━━━ PROVIDED DATA
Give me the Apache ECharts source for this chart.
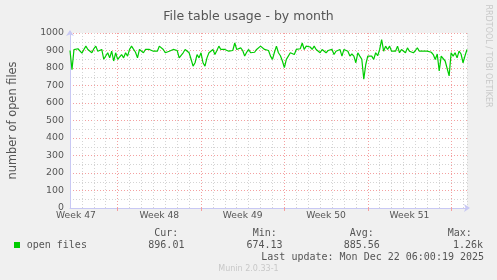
<!DOCTYPE html>
<html>
<head>
<meta charset="utf-8">
<script src="https://cdn.jsdelivr.net/npm/echarts@6/dist/echarts.min.js"></script>
<style>
html,body{margin:0;padding:0;background:#f0f0f0;}
#c{width:497px;height:280px;}
</style>
</head>
<body>
<div id="c"></div>
<script>
// open files, one sample every 4 hours over the month window
const openFiles = [
900,790,905,905,910,900,885,906,925,906,
906,887,910,925,896,887,906,850,858,887,
858,896,840,887,849,840,877,858,887,868,
906,925,915,890,858,906,896,887,906,896,
906,915,896,906,896,925,934,906,887,887,
896,896,906,915,900,858,849,887,906,896,
887,850,811,830,877,858,887,830,811,858,
887,877,906,877,900,925,906,896,906,915,
896,906,900,943,906,896,915,900,868,890,
906,887,896,890,906,915,925,934,906,915,
900,868,849,890,925,887,870,840,802,849,
858,887,896,877,906,906,910,943,906,925,
915,920,906,925,906,915,887,906,896,887,
900,906,906,877,896,896,906,868,906,896,
896,868,880,868,830,887,868,850,736,820,
868,858,868,849,887,870,906,962,896,925,
906,925,896,906,896,925,887,906,906,887,
915,896,906,887,900,915,896,887,896,906,
896,900,890,877,849,880,783,868,877,840,
850,755,887,868,887,858,896,880,830,870,
906
];
const sampleHours = 4;
const windowHours = 800;
const weekBoundaries = [96, 264, 432, 600, 768];
const weekLabelPos = [12, 180, 348, 516, 684];
const weekLabels = ['Week 47', 'Week 48', 'Week 49', 'Week 50', 'Week 51'];
const yTicks = [0,100,200,300,400,500,600,700,800,900,1000];
const seriesName = 'open files';
const statHeaders = ['Cur:', 'Min:', 'Avg:', 'Max:'];
const statValues = ['896.01', '674.13', '885.56', '1.26k'];
const lastUpdate = 'Last update: Mon Dec 22 06:00:19 2025';

const seriesData = openFiles.map((v, i) => [i * sampleHours, v]);
const labelMap = {};
weekLabelPos.forEach((p, i) => { labelMap[p] = weekLabels[i]; });

const GREEN = '#00cc00';
const MAJOR = '#f4a0a0';
const MINOR = '#d4d4d4';
const AXIS = '#c8c8f4';
const TXT = '#555555';
const MONO = '"DejaVu Sans Mono", monospace';
const SANS = '"DejaVu Sans", sans-serif';

const chart = echarts.init(document.getElementById('c'), null, {renderer: 'canvas'});

const hdrX = [154.3, 252.7, 349.7, 447.7];
const valX = [148.3, 246.5, 343.7, 453];

const graphics = [
  {type:'rect', shape:{x:14, y:242, width:6, height:6}, style:{fill:GREEN}},
  {type:'text', x:26.7, y:245.7, style:{text:seriesName, font:'10px ' + MONO, fill:TXT, textVerticalAlign:'middle'}},
  {type:'text', x:261.3, y:257.5, style:{text:lastUpdate, font:'10px ' + MONO, fill:TXT, textVerticalAlign:'middle'}},
  {type:'text', x:248.5, y:269, style:{text:'Munin 2.0.33-1', font:'8px ' + SANS, fill:'#c8c8c8', textAlign:'center', textVerticalAlign:'middle'}},
  {type:'text', x:488.5, y:56, rotation:-Math.PI/2, style:{text:'RRDTOOL / TOBI OETIKER', font:'8px ' + SANS, fill:'#c8c8c8', textAlign:'center', textVerticalAlign:'middle'}}
];
statHeaders.forEach((h, i) => {
  graphics.push({type:'text', x:hdrX[i], y:233.5, style:{text:h, font:'10px ' + MONO, fill:TXT, textVerticalAlign:'middle'}});
  graphics.push({type:'text', x:valX[i], y:245.7, style:{text:statValues[i], font:'10px ' + MONO, fill:TXT, textVerticalAlign:'middle'}});
});

chart.setOption({
  backgroundColor: '#f0f0f0',
  animation: false,
  title: {
    text: 'File table usage - by month',
    left: 'center',
    top: 5,
    textStyle: {fontFamily: SANS, fontSize: 12.5, fontWeight: 'normal', color: TXT}
  },
  grid: {left: 67, right: 30, top: 33, bottom: 72, show: true, backgroundColor: '#ffffff', borderWidth: 0},
  xAxis: [
    {
      type: 'value', min: 0, max: windowHours, interval: 24, position: 'bottom',
      axisLine: {show: false}, axisTick: {show: false}, axisLabel: {show: false},
      splitLine: {show: true, lineStyle: {color: MINOR, type: [1, 2], width: 1}}
    },
    {
      type: 'value', min: 0, max: windowHours, position: 'bottom',
      axisLine: {show: true, onZero: false, lineStyle: {color: AXIS, width: 1}, symbol: ['none', 'arrow'], symbolSize: [6, 6], symbolOffset: [0, 3]},
      axisTick: {show: true, customValues: weekBoundaries, length: 3, inside: false, lineStyle: {color: MAJOR}},
      axisLabel: {
        show: true, customValues: weekLabelPos, margin: 3,
        fontFamily: SANS, fontSize: 9.2, color: TXT,
        formatter: v => labelMap[v] || ''
      },
      splitLine: {show: true, lineStyle: {color: MAJOR, type: [1, 2], width: 1}}
    }
  ],
  yAxis: {
    type: 'value', min: 0, max: 1000, interval: 100,
    name: 'number of open files', nameLocation: 'middle', nameGap: 51,
    nameTextStyle: {fontFamily: SANS, fontSize: 11.4, color: TXT},
    axisLine: {show: true, lineStyle: {color: AXIS, width: 1}, symbol: ['none', 'arrow'], symbolSize: [6, 6], symbolOffset: [0, 3]},
    axisTick: {show: false},
    axisLabel: {margin: 6, fontFamily: SANS, fontSize: 9.4, color: TXT, customValues: yTicks, formatter: v => String(v)},
    minorTick: {show: false, splitNumber: 2},
    minorSplitLine: {show: true, lineStyle: {color: MINOR, type: [1, 2], width: 1}},
    splitLine: {show: true, lineStyle: {color: MAJOR, type: [1, 2], width: 1}}
  },
  series: [{
    name: seriesName,
    type: 'line',
    xAxisIndex: 1,
    data: seriesData,
    showSymbol: false,
    lineStyle: {color: GREEN, width: 1.2},
    z: 10
  }],
  graphic: graphics
});
</script>
</body>
</html>
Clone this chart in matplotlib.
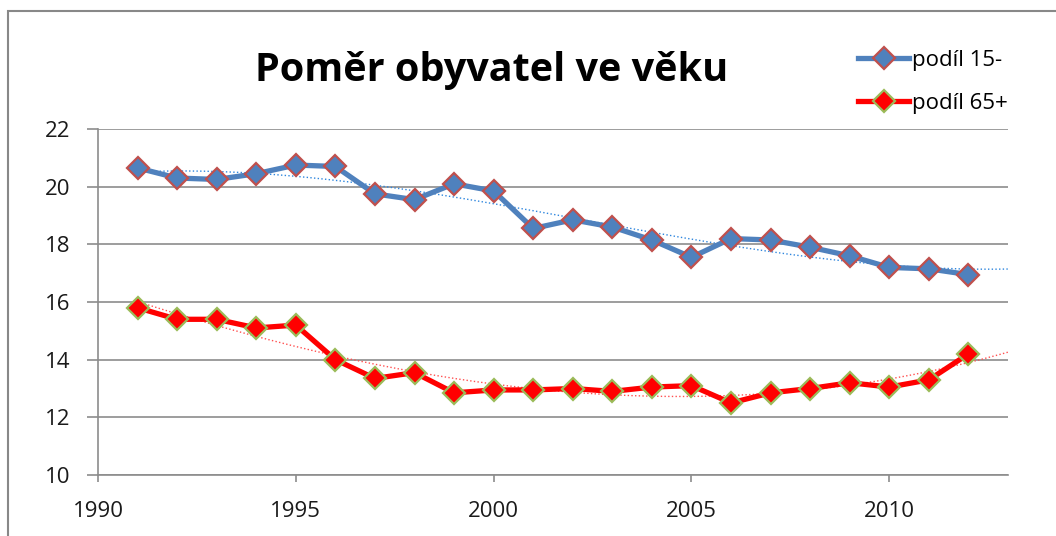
import numpy as np
import matplotlib.pyplot as plt
from matplotlib.patches import Rectangle

# years and shares
years = np.arange(1991, 2013)
share_15 = [20.65, 20.3, 20.25, 20.45, 20.75, 20.7, 19.75, 19.55, 20.1, 19.85, 18.55,
            18.85, 18.6, 18.15, 17.55, 18.2, 18.15, 17.9, 17.6, 17.2, 17.15, 16.95]
share_65 = [15.8, 15.4, 15.4, 15.1, 15.2, 14.0, 13.35, 13.55, 12.85, 12.95, 12.95,
            13.0, 12.9, 13.05, 13.1, 12.5, 12.85, 13.0, 13.2, 13.05, 13.3, 14.2]
x_ticks = [1990, 1995, 2000, 2005, 2010]
y_ticks = [10, 12, 14, 16, 18, 20, 22]

plt.rcParams['font.family'] = ['Open Sans', 'DejaVu Sans']

fig = plt.figure(figsize=(10.56, 5.36), dpi=100)
ax = fig.add_axes([98/1056, 1 - 475/536, (1008 - 98)/1056, (475 - 129)/536])

# chart frame
fig.patches.append(Rectangle((8/1056, -0.1), 1.2, 1.1 - 11/536, transform=fig.transFigure,
                             fill=False, edgecolor='#888888', lw=1.5))

# polynomial trendlines (like Excel)
xt = np.linspace(1991, 2013, 200)
p15 = np.polyfit(years - 2000, share_15, 3)
p65 = np.polyfit(years - 2000, share_65, 3)
ax.plot(xt, np.polyval(p15, xt - 2000), ':', color='#2E86DE', lw=1.0, zorder=2)
ax.plot(xt, np.polyval(p65, xt - 2000), ':', color='#FF5050', lw=1.0, zorder=2)

ax.plot(years, share_15, '-D', color='#4F81BD', lw=3.8, markersize=11.5,
        markerfacecolor='#4F81BD', markeredgecolor='#C0504D', markeredgewidth=1.6,
        label='podíl 15-', zorder=3)
ax.plot(years, share_65, '-D', color='#FF0000', lw=3.8, markersize=11.5,
        markerfacecolor='#FF0000', markeredgecolor='#9BBB59', markeredgewidth=1.6,
        label='podíl 65+', zorder=3)

ax.set_xlim(1990, 2013)
ax.set_ylim(10, 22)
ax.set_xticks(x_ticks)
ax.set_yticks(y_ticks)
ax.grid(axis='y', color='#8C8C8C', lw=1.2)
ax.set_axisbelow(True)
for s in ['top', 'right']:
    ax.spines[s].set_visible(False)
for s in ['left', 'bottom']:
    ax.spines[s].set_color('#8C8C8C')
    ax.spines[s].set_linewidth(1.2)
ax.tick_params(axis='both', colors='#8C8C8C', width=1.2, labelsize=16,
               labelcolor='#1a1a1a')
ax.tick_params(axis='y', length=8, pad=12)
ax.tick_params(axis='x', length=5, pad=14)

fig.text(492/1056, 1 - 70/536, 'Poměr obyvatel ve věku', ha='center', va='center',
         fontsize=28.5, fontweight='bold')

leg = ax.legend(loc='upper left', bbox_to_anchor=(838/1056, 1 - 30/536),
                bbox_transform=fig.transFigure, frameon=False, fontsize=16,
                handlelength=2.3, labelspacing=1.0, handletextpad=0.15)

fig.savefig('out.png', dpi=100)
━━━━━━
◆ **WHAT YOU HAVE TO DO**: Pull out all lines containing the word "this" from the entries above.

◆ **SOLUTION TO THE EXERCISE**:
Give me the Apache ECharts source for this chart.
Clone this chart in matplotlib.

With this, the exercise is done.